For generic user mode interface, we have used fcntl and select system
call[3]. As you know, user application sees a buffer object as a dma-buf
file descriptor. So fcntl() call with the file descriptor means to lock
some buffer region being managed by the dma-buf object. And select() call
means to wait for the completion of CPU or DMA access to the dma-buf
without locking. For more detail, you can refer to the dma-buf-sync.txt
in Documentation/

There are some cases user-space process needs this buffer synchronization
framework.
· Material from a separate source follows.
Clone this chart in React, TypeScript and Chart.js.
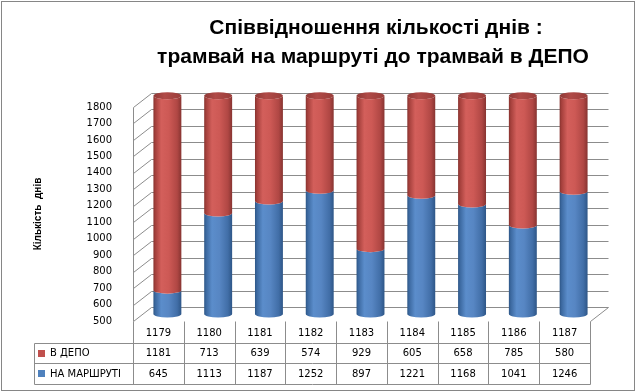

One of which is to primarily enhance GPU rendering performance
in case that 3D app draws somthing in a buffer using CPU, and other process
composes the buffer with its own backbuffer using GPU.

In case of 3D app, the app calls glFlush to submit 3d commands to GPU driver
instead of glFinish for more performance. The reason, we call glFlush, is
that glFinish blocks caller's task until the execution of the 3d commands is
completed. So that makes GPU and CPU more idle. As a result, 3d rendering
performance with glFinish is quite lower than glFlush.

However, the use of glFlush has one issue that the the buffer shared with
GPU could be broken when CPU accesses the buffer just after glFlush because
CPU cannot be aware of the completion of GPU access to the buffer.
Of course, the app can be aware of that time using eglWaitGL but this function
is valid only in case of the same context.

The below summarizes how app's window is displayed on Tizen[4] platform:
1. X client requests a window buffer to Xorg.
2. X client draws something in the window buffer using CPU.
3. X client requests SWAP to Xorg.
4. Xorg notifies a damage event to Composite Manager.
5. Composite Manager gets the window buffer (front buffer) through
   DRI2GetBuffers.
6. Composite Manager composes the window buffer and its own back buffer
   using GPU. At this time, eglSwapBuffers is called: internally, 3d
   commands are flushed to gpu driver.
7. Composite Manager requests SWAP to Xorg.
8. Xorg performs drm page flip. At this time, the window buffer is
   displayed on screen.

Web app based on HTML5 also has the same issue. Web browser and Web app
are different process. The Web app can draw something in its own buffer using
CPU, and then